Task to carry out
Starting at the line containing "What D3.js code", copy each line exactly, ending with the line containing "var zeroLineB = [[2, 0], [14, -0.3]];". Leave out everything else.

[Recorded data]
******

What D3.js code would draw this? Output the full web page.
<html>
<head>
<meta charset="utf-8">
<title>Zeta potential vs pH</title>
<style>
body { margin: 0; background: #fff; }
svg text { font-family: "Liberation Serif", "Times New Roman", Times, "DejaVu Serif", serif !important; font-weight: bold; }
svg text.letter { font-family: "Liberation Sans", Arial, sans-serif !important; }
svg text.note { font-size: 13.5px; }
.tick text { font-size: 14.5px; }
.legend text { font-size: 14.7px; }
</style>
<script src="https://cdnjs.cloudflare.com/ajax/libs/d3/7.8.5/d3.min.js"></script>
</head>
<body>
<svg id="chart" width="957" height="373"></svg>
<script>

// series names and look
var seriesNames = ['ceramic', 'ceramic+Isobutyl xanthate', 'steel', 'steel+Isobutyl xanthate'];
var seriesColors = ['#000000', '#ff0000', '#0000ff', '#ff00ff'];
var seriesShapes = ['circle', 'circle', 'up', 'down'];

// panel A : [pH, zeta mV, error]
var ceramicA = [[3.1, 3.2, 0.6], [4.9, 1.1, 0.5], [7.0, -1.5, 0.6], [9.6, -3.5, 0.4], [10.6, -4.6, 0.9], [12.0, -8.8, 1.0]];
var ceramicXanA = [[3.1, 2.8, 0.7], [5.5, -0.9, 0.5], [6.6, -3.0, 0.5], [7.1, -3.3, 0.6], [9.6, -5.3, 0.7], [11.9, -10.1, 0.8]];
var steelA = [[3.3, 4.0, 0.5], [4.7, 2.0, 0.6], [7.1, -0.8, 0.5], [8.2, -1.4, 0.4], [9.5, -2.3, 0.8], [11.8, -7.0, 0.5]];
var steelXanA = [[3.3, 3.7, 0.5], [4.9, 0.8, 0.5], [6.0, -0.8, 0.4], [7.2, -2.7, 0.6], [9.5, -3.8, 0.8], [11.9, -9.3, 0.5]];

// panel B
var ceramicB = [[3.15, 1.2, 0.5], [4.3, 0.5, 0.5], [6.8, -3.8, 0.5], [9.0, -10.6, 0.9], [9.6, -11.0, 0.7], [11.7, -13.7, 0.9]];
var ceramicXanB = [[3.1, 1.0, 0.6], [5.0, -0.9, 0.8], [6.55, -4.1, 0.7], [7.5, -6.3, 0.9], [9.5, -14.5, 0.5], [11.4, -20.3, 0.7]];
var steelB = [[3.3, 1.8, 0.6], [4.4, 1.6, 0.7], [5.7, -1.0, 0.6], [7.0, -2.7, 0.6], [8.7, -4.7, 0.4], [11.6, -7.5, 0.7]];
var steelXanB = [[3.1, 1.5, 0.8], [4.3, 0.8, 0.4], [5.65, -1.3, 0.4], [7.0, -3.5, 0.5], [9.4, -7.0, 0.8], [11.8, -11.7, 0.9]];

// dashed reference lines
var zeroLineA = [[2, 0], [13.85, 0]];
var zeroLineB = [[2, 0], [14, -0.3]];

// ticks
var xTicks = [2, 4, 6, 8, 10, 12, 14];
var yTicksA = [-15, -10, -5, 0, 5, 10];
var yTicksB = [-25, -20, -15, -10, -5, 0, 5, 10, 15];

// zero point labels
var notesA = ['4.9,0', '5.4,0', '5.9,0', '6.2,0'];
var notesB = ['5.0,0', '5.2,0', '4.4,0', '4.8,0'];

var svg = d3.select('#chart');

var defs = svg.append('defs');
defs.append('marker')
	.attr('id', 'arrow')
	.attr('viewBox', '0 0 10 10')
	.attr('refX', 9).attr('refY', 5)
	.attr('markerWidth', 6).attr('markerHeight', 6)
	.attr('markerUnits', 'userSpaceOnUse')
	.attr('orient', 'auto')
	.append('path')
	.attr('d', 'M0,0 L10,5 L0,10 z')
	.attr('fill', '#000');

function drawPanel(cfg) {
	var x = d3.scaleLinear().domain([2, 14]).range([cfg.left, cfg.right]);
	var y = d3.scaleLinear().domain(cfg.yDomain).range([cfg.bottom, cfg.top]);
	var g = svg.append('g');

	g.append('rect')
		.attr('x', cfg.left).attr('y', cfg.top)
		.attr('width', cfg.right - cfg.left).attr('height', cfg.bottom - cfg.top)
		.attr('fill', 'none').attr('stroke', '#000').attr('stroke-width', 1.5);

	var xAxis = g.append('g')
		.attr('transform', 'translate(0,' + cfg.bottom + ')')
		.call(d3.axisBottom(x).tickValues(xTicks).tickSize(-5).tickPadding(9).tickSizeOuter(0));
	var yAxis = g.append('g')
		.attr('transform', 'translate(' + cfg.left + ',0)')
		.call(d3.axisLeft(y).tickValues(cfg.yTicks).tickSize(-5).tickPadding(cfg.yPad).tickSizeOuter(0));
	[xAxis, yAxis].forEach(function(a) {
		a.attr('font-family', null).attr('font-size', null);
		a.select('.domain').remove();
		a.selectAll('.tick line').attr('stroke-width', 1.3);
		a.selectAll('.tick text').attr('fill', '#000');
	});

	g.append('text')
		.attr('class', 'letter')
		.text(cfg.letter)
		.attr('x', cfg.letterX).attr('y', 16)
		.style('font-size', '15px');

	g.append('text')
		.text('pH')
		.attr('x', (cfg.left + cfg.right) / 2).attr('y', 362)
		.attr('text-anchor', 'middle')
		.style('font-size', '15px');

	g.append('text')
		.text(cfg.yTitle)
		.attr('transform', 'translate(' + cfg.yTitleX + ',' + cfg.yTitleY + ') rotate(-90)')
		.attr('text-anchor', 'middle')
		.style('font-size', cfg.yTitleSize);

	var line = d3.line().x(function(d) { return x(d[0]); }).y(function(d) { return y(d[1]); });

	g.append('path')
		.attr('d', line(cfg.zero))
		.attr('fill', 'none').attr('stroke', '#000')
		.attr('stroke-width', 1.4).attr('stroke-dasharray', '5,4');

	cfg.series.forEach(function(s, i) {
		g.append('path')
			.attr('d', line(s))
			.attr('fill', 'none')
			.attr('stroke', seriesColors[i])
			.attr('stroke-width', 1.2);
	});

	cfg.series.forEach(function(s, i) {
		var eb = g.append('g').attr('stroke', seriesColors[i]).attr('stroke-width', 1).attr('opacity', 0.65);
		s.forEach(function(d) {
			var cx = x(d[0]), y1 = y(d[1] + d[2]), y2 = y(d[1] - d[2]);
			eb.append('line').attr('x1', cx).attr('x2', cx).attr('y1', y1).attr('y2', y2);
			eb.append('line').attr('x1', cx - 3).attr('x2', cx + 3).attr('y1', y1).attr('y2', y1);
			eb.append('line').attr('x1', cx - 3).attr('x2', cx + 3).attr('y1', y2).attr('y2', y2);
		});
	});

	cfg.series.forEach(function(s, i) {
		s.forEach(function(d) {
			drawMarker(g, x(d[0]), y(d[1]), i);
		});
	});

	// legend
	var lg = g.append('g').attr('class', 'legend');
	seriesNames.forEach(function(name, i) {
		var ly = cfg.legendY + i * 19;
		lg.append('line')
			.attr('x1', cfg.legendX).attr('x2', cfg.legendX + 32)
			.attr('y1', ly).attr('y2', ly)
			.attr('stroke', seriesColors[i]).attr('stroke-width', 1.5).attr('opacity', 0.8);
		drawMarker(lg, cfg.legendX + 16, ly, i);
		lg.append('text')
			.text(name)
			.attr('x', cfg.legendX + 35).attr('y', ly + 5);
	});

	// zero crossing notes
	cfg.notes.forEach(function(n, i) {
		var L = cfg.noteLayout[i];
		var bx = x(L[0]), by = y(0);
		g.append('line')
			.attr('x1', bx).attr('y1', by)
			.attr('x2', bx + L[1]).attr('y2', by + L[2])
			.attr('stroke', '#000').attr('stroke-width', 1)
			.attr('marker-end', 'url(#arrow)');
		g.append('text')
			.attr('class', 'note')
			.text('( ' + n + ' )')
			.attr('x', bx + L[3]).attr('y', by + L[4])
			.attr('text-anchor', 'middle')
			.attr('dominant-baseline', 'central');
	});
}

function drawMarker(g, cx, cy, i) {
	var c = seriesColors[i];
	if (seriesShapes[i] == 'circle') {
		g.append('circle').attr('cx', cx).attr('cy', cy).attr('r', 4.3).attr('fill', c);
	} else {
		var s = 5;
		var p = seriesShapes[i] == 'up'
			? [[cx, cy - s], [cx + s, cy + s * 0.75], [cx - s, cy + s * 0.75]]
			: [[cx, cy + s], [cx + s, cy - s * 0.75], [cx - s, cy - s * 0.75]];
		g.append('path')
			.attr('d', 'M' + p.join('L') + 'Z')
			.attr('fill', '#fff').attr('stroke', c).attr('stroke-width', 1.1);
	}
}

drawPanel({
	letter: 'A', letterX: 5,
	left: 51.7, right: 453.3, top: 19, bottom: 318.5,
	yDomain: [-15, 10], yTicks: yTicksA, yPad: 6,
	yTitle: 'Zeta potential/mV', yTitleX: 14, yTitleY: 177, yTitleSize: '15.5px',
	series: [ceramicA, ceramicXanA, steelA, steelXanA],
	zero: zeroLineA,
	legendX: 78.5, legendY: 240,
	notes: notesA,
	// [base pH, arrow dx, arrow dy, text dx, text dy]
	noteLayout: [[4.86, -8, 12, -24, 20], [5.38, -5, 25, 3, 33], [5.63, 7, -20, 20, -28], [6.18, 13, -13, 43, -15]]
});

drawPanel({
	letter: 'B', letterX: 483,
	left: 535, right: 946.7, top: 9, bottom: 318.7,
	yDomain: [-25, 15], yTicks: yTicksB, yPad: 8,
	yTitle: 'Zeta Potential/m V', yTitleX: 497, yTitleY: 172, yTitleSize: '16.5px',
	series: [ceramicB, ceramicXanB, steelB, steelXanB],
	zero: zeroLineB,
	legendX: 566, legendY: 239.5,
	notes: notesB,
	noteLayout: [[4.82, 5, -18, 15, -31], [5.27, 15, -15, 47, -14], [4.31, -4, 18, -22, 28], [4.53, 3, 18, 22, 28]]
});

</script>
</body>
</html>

******

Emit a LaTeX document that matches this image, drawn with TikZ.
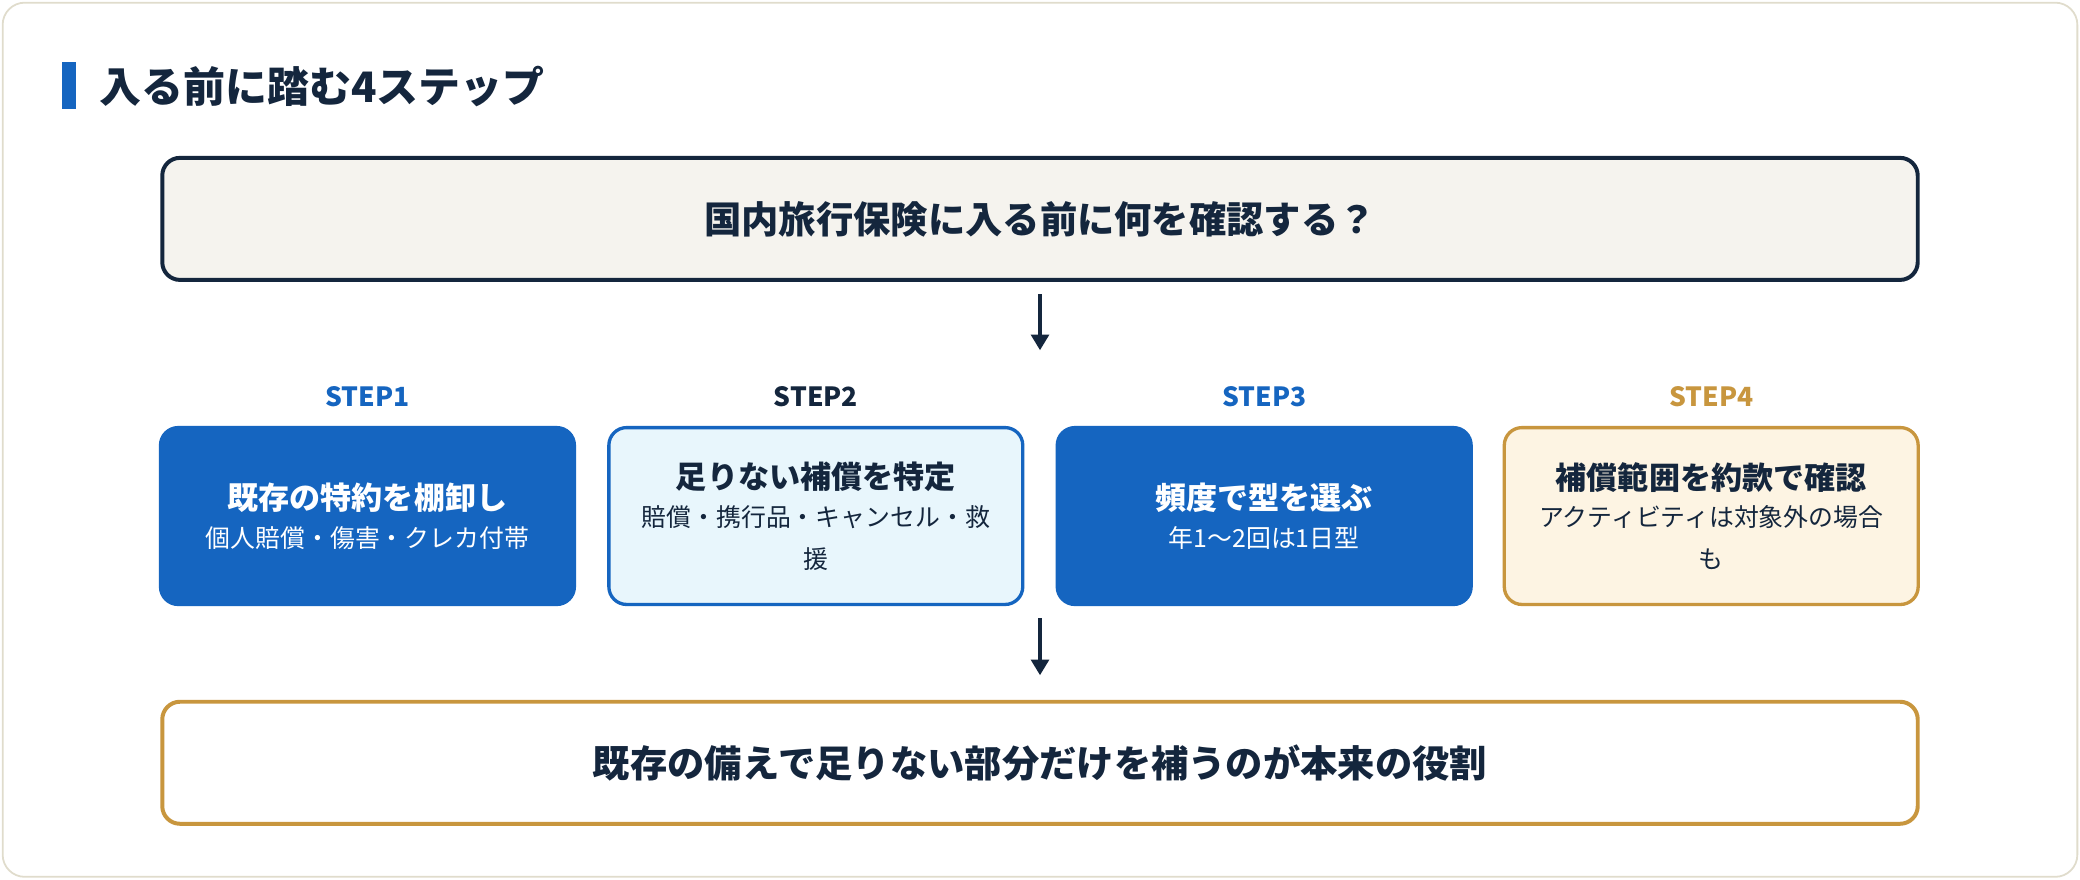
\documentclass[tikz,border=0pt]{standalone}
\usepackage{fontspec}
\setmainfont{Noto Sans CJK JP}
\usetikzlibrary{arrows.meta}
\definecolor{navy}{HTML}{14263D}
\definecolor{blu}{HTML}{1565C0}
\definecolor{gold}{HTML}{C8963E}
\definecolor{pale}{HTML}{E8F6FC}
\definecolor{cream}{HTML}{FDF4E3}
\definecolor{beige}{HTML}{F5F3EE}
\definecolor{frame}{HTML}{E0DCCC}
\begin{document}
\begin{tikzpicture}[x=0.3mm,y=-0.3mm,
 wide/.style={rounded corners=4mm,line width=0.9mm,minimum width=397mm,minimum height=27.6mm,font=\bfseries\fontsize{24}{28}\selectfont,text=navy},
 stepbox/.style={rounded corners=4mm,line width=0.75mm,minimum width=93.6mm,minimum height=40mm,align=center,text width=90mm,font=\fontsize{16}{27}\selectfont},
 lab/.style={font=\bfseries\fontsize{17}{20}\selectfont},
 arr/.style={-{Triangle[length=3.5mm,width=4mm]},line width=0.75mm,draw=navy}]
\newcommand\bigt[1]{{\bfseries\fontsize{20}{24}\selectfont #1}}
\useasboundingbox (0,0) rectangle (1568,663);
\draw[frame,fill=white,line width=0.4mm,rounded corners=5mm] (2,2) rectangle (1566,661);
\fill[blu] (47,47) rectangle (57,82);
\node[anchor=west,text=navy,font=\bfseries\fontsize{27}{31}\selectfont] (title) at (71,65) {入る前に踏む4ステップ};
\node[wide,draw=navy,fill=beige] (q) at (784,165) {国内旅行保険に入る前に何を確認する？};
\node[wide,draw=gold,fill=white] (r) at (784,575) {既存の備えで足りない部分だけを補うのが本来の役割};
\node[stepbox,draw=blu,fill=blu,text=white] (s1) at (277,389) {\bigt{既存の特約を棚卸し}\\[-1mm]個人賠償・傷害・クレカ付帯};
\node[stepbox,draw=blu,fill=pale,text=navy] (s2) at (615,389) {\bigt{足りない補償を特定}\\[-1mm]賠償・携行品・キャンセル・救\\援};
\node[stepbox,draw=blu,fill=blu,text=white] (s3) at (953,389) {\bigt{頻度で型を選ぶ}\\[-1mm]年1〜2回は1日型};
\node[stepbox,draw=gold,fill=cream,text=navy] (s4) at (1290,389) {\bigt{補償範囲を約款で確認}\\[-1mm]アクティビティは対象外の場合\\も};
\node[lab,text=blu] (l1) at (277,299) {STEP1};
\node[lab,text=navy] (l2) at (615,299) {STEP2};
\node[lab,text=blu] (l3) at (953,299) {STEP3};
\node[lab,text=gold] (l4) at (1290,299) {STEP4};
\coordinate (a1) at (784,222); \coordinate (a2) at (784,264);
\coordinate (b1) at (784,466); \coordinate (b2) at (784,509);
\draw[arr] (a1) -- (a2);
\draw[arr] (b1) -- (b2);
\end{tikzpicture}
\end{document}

******

Task solution
What D3.js code would draw this? Output the full web page.
<html>
<head>
<meta charset="utf-8">
<title>Zeta potential vs pH</title>
<style>
body { margin: 0; background: #fff; }
svg text { font-family: "Liberation Serif", "Times New Roman", Times, "DejaVu Serif", serif !important; font-weight: bold; }
svg text.letter { font-family: "Liberation Sans", Arial, sans-serif !important; }
svg text.note { font-size: 13.5px; }
.tick text { font-size: 14.5px; }
.legend text { font-size: 14.7px; }
</style>
<script src="https://cdnjs.cloudflare.com/ajax/libs/d3/7.8.5/d3.min.js"></script>
</head>
<body>
<svg id="chart" width="957" height="373"></svg>
<script>

// series names and look
var seriesNames = ['ceramic', 'ceramic+Isobutyl xanthate', 'steel', 'steel+Isobutyl xanthate'];
var seriesColors = ['#000000', '#ff0000', '#0000ff', '#ff00ff'];
var seriesShapes = ['circle', 'circle', 'up', 'down'];

// panel A : [pH, zeta mV, error]
var ceramicA = [[3.1, 3.2, 0.6], [4.9, 1.1, 0.5], [7.0, -1.5, 0.6], [9.6, -3.5, 0.4], [10.6, -4.6, 0.9], [12.0, -8.8, 1.0]];
var ceramicXanA = [[3.1, 2.8, 0.7], [5.5, -0.9, 0.5], [6.6, -3.0, 0.5], [7.1, -3.3, 0.6], [9.6, -5.3, 0.7], [11.9, -10.1, 0.8]];
var steelA = [[3.3, 4.0, 0.5], [4.7, 2.0, 0.6], [7.1, -0.8, 0.5], [8.2, -1.4, 0.4], [9.5, -2.3, 0.8], [11.8, -7.0, 0.5]];
var steelXanA = [[3.3, 3.7, 0.5], [4.9, 0.8, 0.5], [6.0, -0.8, 0.4], [7.2, -2.7, 0.6], [9.5, -3.8, 0.8], [11.9, -9.3, 0.5]];

// panel B
var ceramicB = [[3.15, 1.2, 0.5], [4.3, 0.5, 0.5], [6.8, -3.8, 0.5], [9.0, -10.6, 0.9], [9.6, -11.0, 0.7], [11.7, -13.7, 0.9]];
var ceramicXanB = [[3.1, 1.0, 0.6], [5.0, -0.9, 0.8], [6.55, -4.1, 0.7], [7.5, -6.3, 0.9], [9.5, -14.5, 0.5], [11.4, -20.3, 0.7]];
var steelB = [[3.3, 1.8, 0.6], [4.4, 1.6, 0.7], [5.7, -1.0, 0.6], [7.0, -2.7, 0.6], [8.7, -4.7, 0.4], [11.6, -7.5, 0.7]];
var steelXanB = [[3.1, 1.5, 0.8], [4.3, 0.8, 0.4], [5.65, -1.3, 0.4], [7.0, -3.5, 0.5], [9.4, -7.0, 0.8], [11.8, -11.7, 0.9]];

// dashed reference lines
var zeroLineA = [[2, 0], [13.85, 0]];
var zeroLineB = [[2, 0], [14, -0.3]];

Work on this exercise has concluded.